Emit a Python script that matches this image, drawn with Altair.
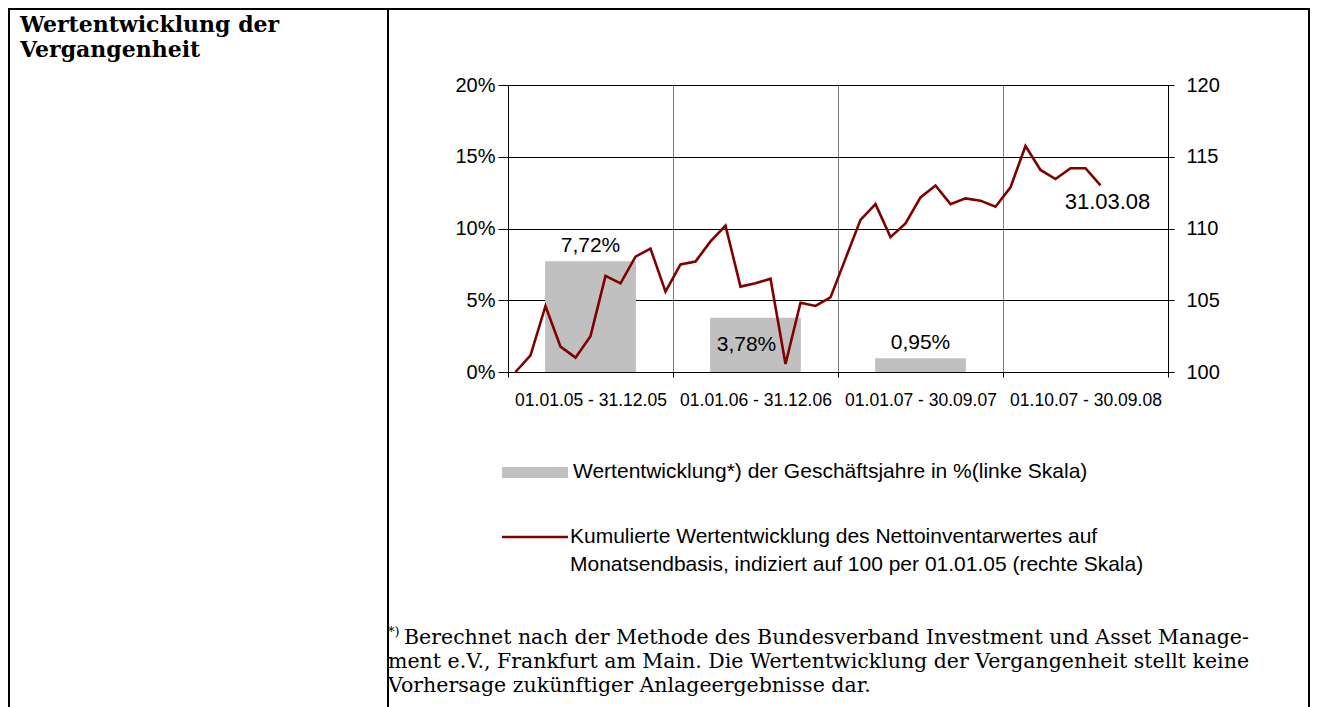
import altair as alt
import pandas as pd

# ---------------- data ----------------
periods = ["01.01.05 - 31.12.05", "01.01.06 - 31.12.06",
           "01.01.07 - 30.09.07", "01.10.07 - 30.09.08"]
annual_periods = periods[:3]
annual_pct = [7.72, 3.78, 0.95]
annual_text = ["7,72%", "3,78%", "0,95%"]

index_values = [100.0, 101.16, 104.6, 101.77, 101.0, 102.5, 106.7, 106.18, 108.04, 108.6,
                105.6, 107.5, 107.7, 109.1, 110.2, 105.95, 106.18, 106.5, 100.56, 104.83,
                104.6, 105.2, 107.9, 110.6, 111.7, 109.4, 110.35, 112.17, 113.0, 111.7,
                112.1, 111.94, 111.52, 112.87, 115.75, 114.08, 113.45, 114.2, 114.2, 113.0]
month_slots = list(pd.date_range("2005-01-01", periods=44, freq="MS").strftime("%Y-%m"))
last_label = "31.03.08"

left_ticks = [0, 5, 10, 15, 20]
right_ticks = [100, 105, 110, 115, 120]

title_lines = ["Wertentwicklung der", "Vergangenheit"]
legend_bar_text = "Wertentwicklung*) der Geschäftsjahre in %(linke Skala)"
legend_line_text = ["Kumulierte Wertentwicklung des Nettoinventarwertes auf",
                    "Monatsendbasis, indiziert auf 100 per 01.01.05 (rechte Skala)"]
footnote_mark = "*)"
footnote_first = "Berechnet nach der Methode des Bundesverband Investment und Asset Manage-"
footnote_rest = ["ment e.V., Frankfurt am Main. Die Wertentwicklung der Vergangenheit stellt keine",
                 "Vorhersage zukünftiger Anlageergebnisse dar."]

SANS = "Liberation Sans, Arial, sans-serif"
SERIF = "DejaVu Serif, Liberation Serif, serif"
BAR_COLOR = "#C0C0C0"
LINE_COLOR = "#800000"

bar_df = pd.DataFrame({"period": annual_periods, "value": annual_pct, "label": annual_text})
line_df = pd.DataFrame({"slot": month_slots[:len(index_values)], "index": index_values})
last_df = line_df.tail(1).assign(label=last_label)

x_bar = alt.X("period:N", sort=periods,
              scale=alt.Scale(domain=periods, paddingInner=0, paddingOuter=0),
              axis=alt.Axis(title=None, tickBand="extent", grid=True, gridColor="#808080",
                            gridWidth=1, domainColor="black", tickColor="black", tickSize=5,
                            labelAngle=0, labelFont=SANS, labelFontSize=17.5, labelColor="black",
                            labelPadding=14))
y_bar = alt.Y("value:Q", scale=alt.Scale(domain=[0, 20], nice=False),
              axis=alt.Axis(title=None, values=left_ticks, labelExpr="datum.value + '%'",
                            grid=True, gridColor="black", gridWidth=1, domainColor="black",
                            tickColor="black", tickSize=10, labelPadding=3, labelFont=SANS,
                            labelFontSize=20, labelColor="black"))

bars = alt.Chart(bar_df).mark_bar(color=BAR_COLOR, width=alt.RelativeBandSize(0.55)).encode(
    x=x_bar, y=y_bar)
labels_above = alt.Chart(bar_df).transform_filter(
    alt.datum.period != periods[1]).mark_text(
    font=SANS, fontSize=21, color="black", baseline="middle", dy=-15).encode(
    x=x_bar, y=y_bar, text="label:N")
labels_inside = alt.Chart(bar_df).transform_filter(
    alt.datum.period == periods[1]).mark_text(
    font=SANS, fontSize=21, color="black", baseline="middle", dy=27, dx=-9).encode(
    x=x_bar, y=y_bar, text="label:N")
bar_layer = alt.layer(bars, labels_above, labels_inside)

x_line = alt.X("slot:N", scale=alt.Scale(type="point", domain=month_slots, padding=0.5), axis=None)
y_line = alt.Y("index:Q", scale=alt.Scale(domain=[100, 120], nice=False, zero=False),
               axis=alt.Axis(title=None, orient="right", values=right_ticks, grid=False,
                             domainColor="black", tickColor="black", tickSize=6,
                             labelPadding=12, labelFont=SANS, labelFontSize=20,
                             labelColor="black"))
line = alt.Chart(line_df).mark_line(color=LINE_COLOR, strokeWidth=2.6).encode(x=x_line, y=y_line)
end_text = alt.Chart(last_df).mark_text(
    font=SANS, fontSize=22, color="black", baseline="middle", dx=7, dy=17).encode(
    x=x_line, y=y_line, text="label:N")
line_layer = alt.layer(line, end_text)

one = alt.Data(values=[{}])


def rule(x1, x2, y1, y2, color="black", w=2):
    return alt.Chart(one).mark_rule(color=color, strokeWidth=w).encode(
        x=alt.value(x1), x2=alt.value(x2), y=alt.value(y1), y2=alt.value(y2))


borders = [
    rule(-500, 802, -76, -76),
    rule(-499, -499, -77, 622),
    rule(-120, -120, -77, 622),
    rule(801, 801, -77, 622),
]

title = alt.Chart(one).mark_text(font=SERIF, fontSize=22, fontWeight="bold", align="left",
                                 baseline="alphabetic", lineHeight=25, color="black").encode(
    x=alt.value(-488), y=alt.value(-53), text=alt.value(title_lines))

legend_swatch = alt.Chart(one).mark_rect(color=BAR_COLOR).encode(
    x=alt.value(-6), x2=alt.value(60), y=alt.value(382), y2=alt.value(393))
legend_bar_label = alt.Chart(one).mark_text(font=SANS, fontSize=21, align="left",
                                            baseline="middle", color="black").encode(
    x=alt.value(65), y=alt.value(387), text=alt.value(legend_bar_text))
legend_line = rule(-6, 60, 452, 452, color=LINE_COLOR, w=2.5)
legend_line_label = alt.Chart(one).mark_text(font=SANS, fontSize=21, align="left",
                                             baseline="middle", lineHeight=28,
                                             color="black").encode(
    x=alt.value(62), y=alt.value(452), text=alt.value(legend_line_text))

foot_mark = alt.Chart(one).mark_text(font=SERIF, fontSize=13, align="left",
                                     baseline="alphabetic", color="black").encode(
    x=alt.value(-120), y=alt.value(551), text=alt.value(footnote_mark))
foot_first = alt.Chart(one).mark_text(font=SERIF, fontSize=20.5, align="left",
                                      baseline="alphabetic", color="black").encode(
    x=alt.value(-104), y=alt.value(559), text=alt.value(footnote_first))
foot_rest = alt.Chart(one).mark_text(font=SERIF, fontSize=20.5, align="left",
                                     baseline="alphabetic", lineHeight=24, color="black").encode(
    x=alt.value(-120), y=alt.value(583), text=alt.value(footnote_rest))

chart = alt.layer(
    bar_layer, line_layer, *borders, title, legend_swatch, legend_bar_label,
    legend_line, legend_line_label, foot_mark, foot_first, foot_rest
).resolve_scale(x="independent", y="independent").properties(
    width=660, height=287,
    padding={"left": 500, "top": 77, "right": 142, "bottom": 335},
    autosize=alt.AutoSizeParams(type="none"),
    background="white",
).configure_view(stroke="black", strokeWidth=1)

chart.save("out.html", embed_options={"renderer": "svg", "actions": False})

GOAL:
Except for the pictures, give all the material above again verbatim.

OUTPUT FOR THIS TASK:
Emit a Python script that matches this image, drawn with Altair.
import altair as alt
import pandas as pd

# ---------------- data ----------------
periods = ["01.01.05 - 31.12.05", "01.01.06 - 31.12.06",
           "01.01.07 - 30.09.07", "01.10.07 - 30.09.08"]
annual_periods = periods[:3]
annual_pct = [7.72, 3.78, 0.95]
annual_text = ["7,72%", "3,78%", "0,95%"]

index_values = [100.0, 101.16, 104.6, 101.77, 101.0, 102.5, 106.7, 106.18, 108.04, 108.6,
                105.6, 107.5, 107.7, 109.1, 110.2, 105.95, 106.18, 106.5, 100.56, 104.83,
                104.6, 105.2, 107.9, 110.6, 111.7, 109.4, 110.35, 112.17, 113.0, 111.7,
                112.1, 111.94, 111.52, 112.87, 115.75, 114.08, 113.45, 114.2, 114.2, 113.0]
month_slots = list(pd.date_range("2005-01-01", periods=44, freq="MS").strftime("%Y-%m"))
last_label = "31.03.08"

left_ticks = [0, 5, 10, 15, 20]
right_ticks = [100, 105, 110, 115, 120]

title_lines = ["Wertentwicklung der", "Vergangenheit"]
legend_bar_text = "Wertentwicklung*) der Geschäftsjahre in %(linke Skala)"
legend_line_text = ["Kumulierte Wertentwicklung des Nettoinventarwertes auf",
                    "Monatsendbasis, indiziert auf 100 per 01.01.05 (rechte Skala)"]
footnote_mark = "*)"
footnote_first = "Berechnet nach der Methode des Bundesverband Investment und Asset Manage-"
footnote_rest = ["ment e.V., Frankfurt am Main. Die Wertentwicklung der Vergangenheit stellt keine",
                 "Vorhersage zukünftiger Anlageergebnisse dar."]

SANS = "Liberation Sans, Arial, sans-serif"
SERIF = "DejaVu Serif, Liberation Serif, serif"
BAR_COLOR = "#C0C0C0"
LINE_COLOR = "#800000"

bar_df = pd.DataFrame({"period": annual_periods, "value": annual_pct, "label": annual_text})
line_df = pd.DataFrame({"slot": month_slots[:len(index_values)], "index": index_values})
last_df = line_df.tail(1).assign(label=last_label)

x_bar = alt.X("period:N", sort=periods,
              scale=alt.Scale(domain=periods, paddingInner=0, paddingOuter=0),
              axis=alt.Axis(title=None, tickBand="extent", grid=True, gridColor="#808080",
                            gridWidth=1, domainColor="black", tickColor="black", tickSize=5,
                            labelAngle=0, labelFont=SANS, labelFontSize=17.5, labelColor="black",
                            labelPadding=14))
y_bar = alt.Y("value:Q", scale=alt.Scale(domain=[0, 20], nice=False),
              axis=alt.Axis(title=None, values=left_ticks, labelExpr="datum.value + '%'",
                            grid=True, gridColor="black", gridWidth=1, domainColor="black",
                            tickColor="black", tickSize=10, labelPadding=3, labelFont=SANS,
                            labelFontSize=20, labelColor="black"))

bars = alt.Chart(bar_df).mark_bar(color=BAR_COLOR, width=alt.RelativeBandSize(0.55)).encode(
    x=x_bar, y=y_bar)
labels_above = alt.Chart(bar_df).transform_filter(
    alt.datum.period != periods[1]).mark_text(
    font=SANS, fontSize=21, color="black", baseline="middle", dy=-15).encode(
    x=x_bar, y=y_bar, text="label:N")
labels_inside = alt.Chart(bar_df).transform_filter(
    alt.datum.period == periods[1]).mark_text(
    font=SANS, fontSize=21, color="black", baseline="middle", dy=27, dx=-9).encode(
    x=x_bar, y=y_bar, text="label:N")
bar_layer = alt.layer(bars, labels_above, labels_inside)

x_line = alt.X("slot:N", scale=alt.Scale(type="point", domain=month_slots, padding=0.5), axis=None)
y_line = alt.Y("index:Q", scale=alt.Scale(domain=[100, 120], nice=False, zero=False),
               axis=alt.Axis(title=None, orient="right", values=right_ticks, grid=False,
                             domainColor="black", tickColor="black", tickSize=6,
                             labelPadding=12, labelFont=SANS, labelFontSize=20,
                             labelColor="black"))
line = alt.Chart(line_df).mark_line(color=LINE_COLOR, strokeWidth=2.6).encode(x=x_line, y=y_line)
end_text = alt.Chart(last_df).mark_text(
    font=SANS, fontSize=22, color="black", baseline="middle", dx=7, dy=17).encode(
    x=x_line, y=y_line, text="label:N")
line_layer = alt.layer(line, end_text)

one = alt.Data(values=[{}])


def rule(x1, x2, y1, y2, color="black", w=2):
    return alt.Chart(one).mark_rule(color=color, strokeWidth=w).encode(
        x=alt.value(x1), x2=alt.value(x2), y=alt.value(y1), y2=alt.value(y2))


borders = [
    rule(-500, 802, -76, -76),
    rule(-499, -499, -77, 622),
    rule(-120, -120, -77, 622),
    rule(801, 801, -77, 622),
]

title = alt.Chart(one).mark_text(font=SERIF, fontSize=22, fontWeight="bold", align="left",
                                 baseline="alphabetic", lineHeight=25, color="black").encode(
    x=alt.value(-488), y=alt.value(-53), text=alt.value(title_lines))

legend_swatch = alt.Chart(one).mark_rect(color=BAR_COLOR).encode(
    x=alt.value(-6), x2=alt.value(60), y=alt.value(382), y2=alt.value(393))
legend_bar_label = alt.Chart(one).mark_text(font=SANS, fontSize=21, align="left",
                                            baseline="middle", color="black").encode(
    x=alt.value(65), y=alt.value(387), text=alt.value(legend_bar_text))
legend_line = rule(-6, 60, 452, 452, color=LINE_COLOR, w=2.5)
legend_line_label = alt.Chart(one).mark_text(font=SANS, fontSize=21, align="left",
                                             baseline="middle", lineHeight=28,
                                             color="black").encode(
    x=alt.value(62), y=alt.value(452), text=alt.value(legend_line_text))

foot_mark = alt.Chart(one).mark_text(font=SERIF, fontSize=13, align="left",
                                     baseline="alphabetic", color="black").encode(
    x=alt.value(-120), y=alt.value(551), text=alt.value(footnote_mark))
foot_first = alt.Chart(one).mark_text(font=SERIF, fontSize=20.5, align="left",
                                      baseline="alphabetic", color="black").encode(
    x=alt.value(-104), y=alt.value(559), text=alt.value(footnote_first))
foot_rest = alt.Chart(one).mark_text(font=SERIF, fontSize=20.5, align="left",
                                     baseline="alphabetic", lineHeight=24, color="black").encode(
    x=alt.value(-120), y=alt.value(583), text=alt.value(footnote_rest))

chart = alt.layer(
    bar_layer, line_layer, *borders, title, legend_swatch, legend_bar_label,
    legend_line, legend_line_label, foot_mark, foot_first, foot_rest
).resolve_scale(x="independent", y="independent").properties(
    width=660, height=287,
    padding={"left": 500, "top": 77, "right": 142, "bottom": 335},
    autosize=alt.AutoSizeParams(type="none"),
    background="white",
).configure_view(stroke="black", strokeWidth=1)

chart.save("out.html", embed_options={"renderer": "svg", "actions": False})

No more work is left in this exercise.